During the production of The Smugglers, Hartnell and Lloyd met to discuss the actor's future on Doctor Who. Hartnell reluctantly agreed that he should leave the programme after one more serial, to be recorded at the start of the new production block in the early autumn. Hartnell had long hoped to complete five seasons of Doctor Who, but he now realised that this was an unlikely proposition. He was reassured by the knowledge that Troughton, whom he respected as an actor, was a possible candidate to replace him, and also by Lloyd's assurance that his successor would adopt a totally new take on the Doctor, rather than simply aping Hartnell's performance. On July 16th, Hartnell informed his wife, Heather, of his decision to leave Doctor Who. The couple then decided to vacation in Cornwall, during which time the news of Hartnell's imminent departure was announced to the press on August 6th.

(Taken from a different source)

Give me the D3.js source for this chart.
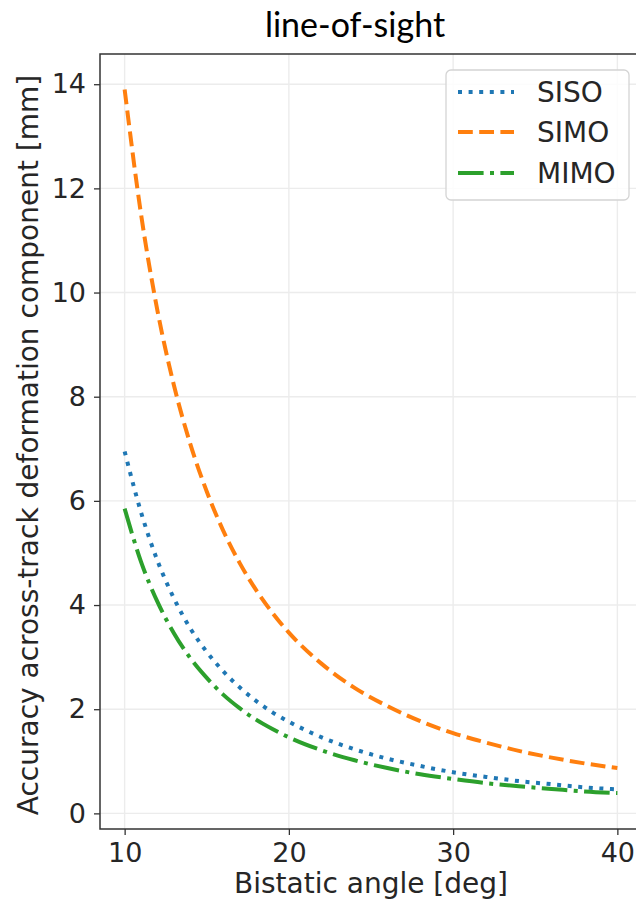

For the seven weeks that it was off the air, Doctor Who was generally replaced in the BBC schedules with Laurel and Hardy short films, as had also been the case in 1965. Its tumultuous fourth season finally got under way on September 10th, with the broadcast of The Smugglers part one. Doctor Who was now back in the familiar 5.50pm timeslot it had occupied on and off throughout its first three seasons. It was preceded by Juke Box Jury and a news update, and initially followed by the children's detective series Quick Before They Catch Us. With the final episode of The Smugglers on October 1st, however, Doctor Who was once again leading into Dixon Of Dock Green, now entering its thirteenth season.